Charlie Harvey

Ettercap remote_browser Plugin Fun

Screenshot of ettercap remote browser

I’ve just spent some serious time getting Ettercap's remote_browser plugin to work as expected on my home network. The plugin allows you to view the pages that another user on your network is browsing. What actually made the difference in the end was changing the argument ordering. For once dogged persistence on my part ended up being productive!

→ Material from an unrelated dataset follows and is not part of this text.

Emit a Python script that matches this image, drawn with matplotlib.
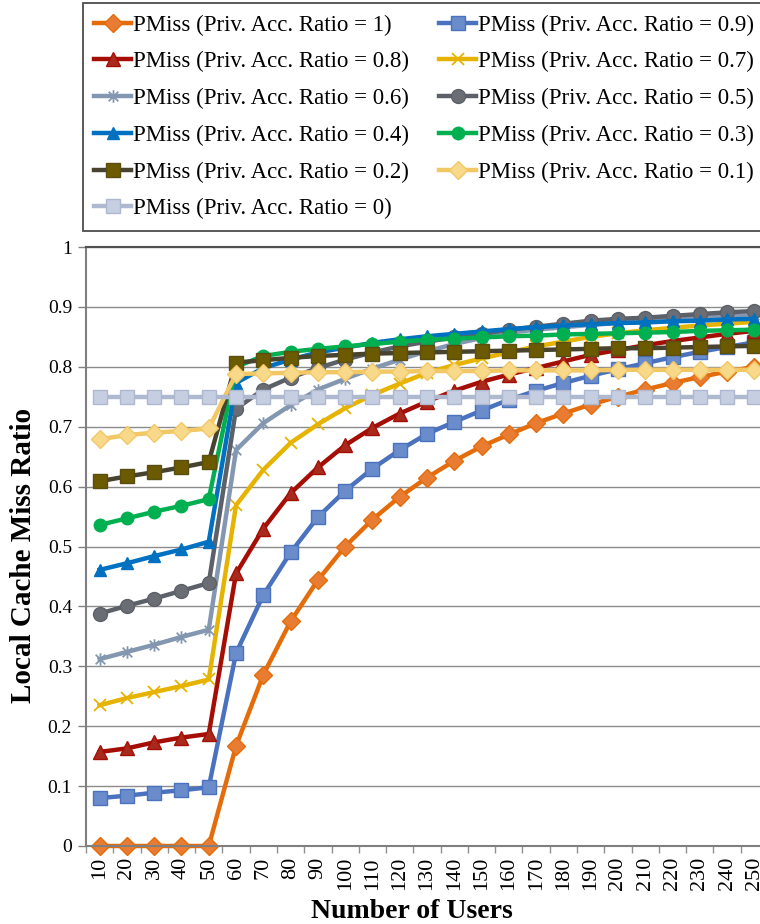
import matplotlib
matplotlib.use("Agg")
import matplotlib.pyplot as plt
from matplotlib.path import Path
from matplotlib.ticker import FuncFormatter

plt.rcParams['font.family'] = ['Liberation Serif', 'DejaVu Serif']

users = [10, 20, 30, 40, 50, 60, 70, 80, 90, 100, 110, 120, 130,
         140, 150, 160, 170, 180, 190, 200, 210, 220, 230, 240, 250]

pm_10 = [0, 0, 0, 0, 0, 0.167, 0.286, 0.375, 0.444, 0.5, 0.545, 0.583, 0.615,
         0.643, 0.667, 0.687, 0.706, 0.722, 0.737, 0.75, 0.762, 0.773, 0.783, 0.792, 0.8]
pm_09 = [0.080, 0.084, 0.089, 0.093, 0.098, 0.322, 0.419, 0.490, 0.549, 0.593, 0.630, 0.661, 0.688,
         0.708, 0.727, 0.745, 0.760, 0.773, 0.785, 0.796, 0.806, 0.816, 0.825, 0.833, 0.841]
pm_08 = [0.157, 0.163, 0.173, 0.181, 0.187, 0.455, 0.530, 0.589, 0.632, 0.669, 0.698, 0.722, 0.742,
         0.760, 0.775, 0.787, 0.798, 0.809, 0.820, 0.828, 0.836, 0.843, 0.849, 0.855, 0.860]
pm_07 = [0.235, 0.247, 0.257, 0.267, 0.278, 0.569, 0.628, 0.673, 0.704, 0.731, 0.753, 0.772, 0.790,
         0.803, 0.814, 0.824, 0.834, 0.842, 0.850, 0.856, 0.861, 0.865, 0.869, 0.872, 0.875]
pm_06 = [0.312, 0.324, 0.336, 0.349, 0.361, 0.661, 0.706, 0.736, 0.762, 0.780, 0.797, 0.812, 0.826,
         0.838, 0.848, 0.857, 0.862, 0.866, 0.870, 0.873, 0.876, 0.879, 0.882, 0.884, 0.886]
pm_05 = [0.388, 0.401, 0.413, 0.426, 0.439, 0.730, 0.762, 0.782, 0.798, 0.812, 0.824, 0.834, 0.842,
         0.849, 0.855, 0.862, 0.867, 0.872, 0.877, 0.880, 0.882, 0.885, 0.888, 0.891, 0.893]
pm_04 = [0.461, 0.472, 0.484, 0.495, 0.508, 0.773, 0.798, 0.812, 0.824, 0.832, 0.840, 0.846, 0.851,
         0.855, 0.859, 0.863, 0.866, 0.869, 0.871, 0.873, 0.874, 0.876, 0.877, 0.879, 0.880]
pm_03 = [0.536, 0.547, 0.558, 0.568, 0.579, 0.800, 0.818, 0.825, 0.830, 0.834, 0.838, 0.842, 0.845,
         0.847, 0.849, 0.851, 0.852, 0.854, 0.855, 0.856, 0.857, 0.858, 0.860, 0.861, 0.862]
pm_02 = [0.609, 0.617, 0.624, 0.632, 0.641, 0.807, 0.811, 0.815, 0.818, 0.820, 0.822, 0.823, 0.824,
         0.825, 0.826, 0.827, 0.828, 0.829, 0.830, 0.831, 0.831, 0.832, 0.833, 0.834, 0.835]
pm_01 = [0.679, 0.686, 0.690, 0.693, 0.697, 0.788, 0.789, 0.790, 0.791, 0.791, 0.792, 0.792, 0.793,
         0.793, 0.793, 0.794, 0.794, 0.794, 0.794, 0.795, 0.795, 0.795, 0.795, 0.795, 0.795]
pm_00 = [0.75] * 25

ratios = ['1', '0.9', '0.8', '0.7', '0.6', '0.5', '0.4', '0.3', '0.2', '0.1', '0']
series = [pm_10, pm_09, pm_08, pm_07, pm_06, pm_05, pm_04, pm_03, pm_02, pm_01, pm_00]

# asterisk marker like the office "star"
star = Path([(-1, -1), (1, 1), (-1, 1), (1, -1), (0, -1.3), (0, 1.3)],
            [Path.MOVETO, Path.LINETO, Path.MOVETO, Path.LINETO, Path.MOVETO, Path.LINETO])

# (line colour, marker, face, edge, size)
styles = [
    ('#E46C0A', 'D', '#E87C32', '#E46C0A', 9),
    ('#4A72BE', 's', '#6A8CCB', '#4A72BE', 9.5),
    ('#A50E05', '^', '#A82A1C', '#A50E05', 10),
    ('#E6B400', 'x', '#E6B400', '#E6B400', 9),
    ('#8497B0', star, '#8497B0', '#8497B0', 9),
    ('#5C6068', 'o', '#6A6D73', '#5C6068', 10),
    ('#0070C0', '^', '#0070C0', '#0070C0', 9),
    ('#00B050', 'o', '#00B050', '#00B050', 9),
    ('#47432E', 's', '#6B5A00', '#5A4E10', 10),
    ('#F2C865', 'D', '#F8D98A', '#F2C865', 9),
    ('#AEB8CF', 's', '#C6CEE2', '#AEB8CF', 10),
]

fig = plt.figure(figsize=(7.6, 9.24), dpi=100)
ax = fig.add_axes([86 / 760, 78 / 924, 682 / 760, 599 / 924])

handles = []
for vals, r, (lc, mk, fc, ec, ms) in zip(series, ratios, styles):
    mew = 1.3 if mk in ('x',) or mk is star else 1.0
    h, = ax.plot(users, vals, color=lc, lw=3.2, marker=mk, markersize=ms,
                 markerfacecolor=fc, markeredgecolor=ec, markeredgewidth=mew,
                 label='PMiss (Priv. Acc. Ratio = %s)' % r, clip_on=False)
    handles.append(h)

ax.set_xlim(5, 255)
ax.set_ylim(0, 1)
ax.set_yticks([i / 10 for i in range(11)])
ax.yaxis.set_major_formatter(FuncFormatter(lambda v, p: '%g' % round(v, 1)))
ax.set_xticks(users)
ax.set_xticklabels([str(u) for u in users], rotation=90, fontsize=16)
ax.set_xticks([u - 5 for u in users] + [255], minor=True)
ax.tick_params(axis='x', which='major', length=0, pad=8)
ax.tick_params(axis='x', which='minor', length=5, color='#909090', width=1)
ax.tick_params(axis='y', length=6, color='#808080', width=1, labelsize=14, pad=4)

ax.grid(axis='y', color='#8C8C8C', lw=1)
ax.set_axisbelow(True)
for s in ('left', 'bottom'):
    ax.spines[s].set_color('#7F7F7F')
    ax.spines[s].set_linewidth(1.5)
ax.spines['top'].set_color('#505050')
ax.spines['top'].set_linewidth(1.5)
ax.spines['right'].set_visible(False)

ax.set_ylabel('Local Cache Miss Ratio', fontsize=21, fontweight='bold')
ax.set_xlabel('Number of Users', fontsize=20, fontweight='bold')
ax.xaxis.set_label_coords((412 - 86) / 682, -0.088)
ax.yaxis.set_label_coords((37 - 86) / 682, (846 - 555) / 599)

# row-major legend order like the original
order = [0, 2, 4, 6, 8, 10, 1, 3, 5, 7, 9]
leg = fig.legend([handles[i] for i in order], [handles[i].get_label() for i in order],
                 loc='upper left', bbox_to_anchor=(83 / 760, 1 - 3 / 924),
                 ncol=2, fontsize=16.5, frameon=True, fancybox=False,
                 handlelength=1.6, handletextpad=0.1, columnspacing=1.3,
                 labelspacing=0.68, borderpad=0.5, borderaxespad=0)
leg.get_frame().set_edgecolor('#202020')
leg.get_frame().set_linewidth(1.3)

fig.savefig('out.png', dpi=100)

Here's what worked on my Debian Squeeze laptop with a brief intro to Ettercap.

Intro to Ettercap

Ettercap is a "man in the middle attack tool". It could be used maliciously, of course, but it is also massively useful as a debugging tool and to make sure my networks are secured. My most common use case is to let me sniff traffic at work and home in combination with wireshark from my laptop. To be able to do this I simply do this: # ettercap -Q -T -i wlan0 -M arp /10.0.0.1/ /10.0.0.9/ That tells ettercap

-Q
Be super quiet. Ettercap can print all the packets, plus users and passwords that it captures. But I’ll use wireshark for displaying the packets.
-T
Use the text-only interface. You can also use a curses interface -C or the GTK interface -G .
-i wlan0
Use my wireless interface (wlan0)
-M arp
Do ARP cache poisoning.
/10.0.0.1/ /10.0.0.9/
Group 1 and 2 for packet capture. Ettercap uses two groups rather than a src and dest. I usually specify my gateway first and the machine in which I am interested second. Not sure if that is correct but it is what I do.

I can then run wireshark, start capturing from wlan0 and see all the traffic between 10.0.0.1 and 10.0.0.9.

Let’s have some fun!

Ettercap's remote_browser plugin lets you watch what another user is looking at in your own browser. In my case that is iceweasel rather than mozilla, so I made a change in my /etc/etter.conf where the remote_browser variable now reads thus. remote_browser = "iceweasel -remote openurl(http://%host%url)" I spent an aeon trying to watch my eeepc from my main laptop before finally discovering that changing the argument order fixed things. Of course it is entirely possible that I am misattributing the fix, but the ordering below is now working reliably for me. # iceweasel & # ettercap -i wlan0 -P remote_browser -T -q -M arp:remote /192.168.0.1/ /192.168.0.14/ Let's break that down again.

iceweasel &
We'll need an iceweasel browser running as root. I tried fiddling with the uid and gid in /etc/etter.conf, but to no avail. The & puts iceweasel into the background if you’ve not seen that before.
-i wlan0
Use the wireless interface
-P remote_browser
Use the remote_browser plugin.
-T
Use the text-only interface.
-q
Be quiet, don't print packets to STDOUT.
-M arp:remote
Do an ARP cache poisoning man in the middle attack. the :remote is required if you want to see the remote traffic.
/192.168.0.1/ /192.168.0.14/
Our gateway and 'target' machine.

Now, I can watch myself browsing on another machine to my heart's content. Which is actually a little troubling if you think about it. Best to use HTTPS everywhere and ideally a secure VPN, tor or an SSH socks proxy. Network administrators, you should check out the section on defenses in the SANS Ettercap primer if you want to mitigate ARP attacks on your users.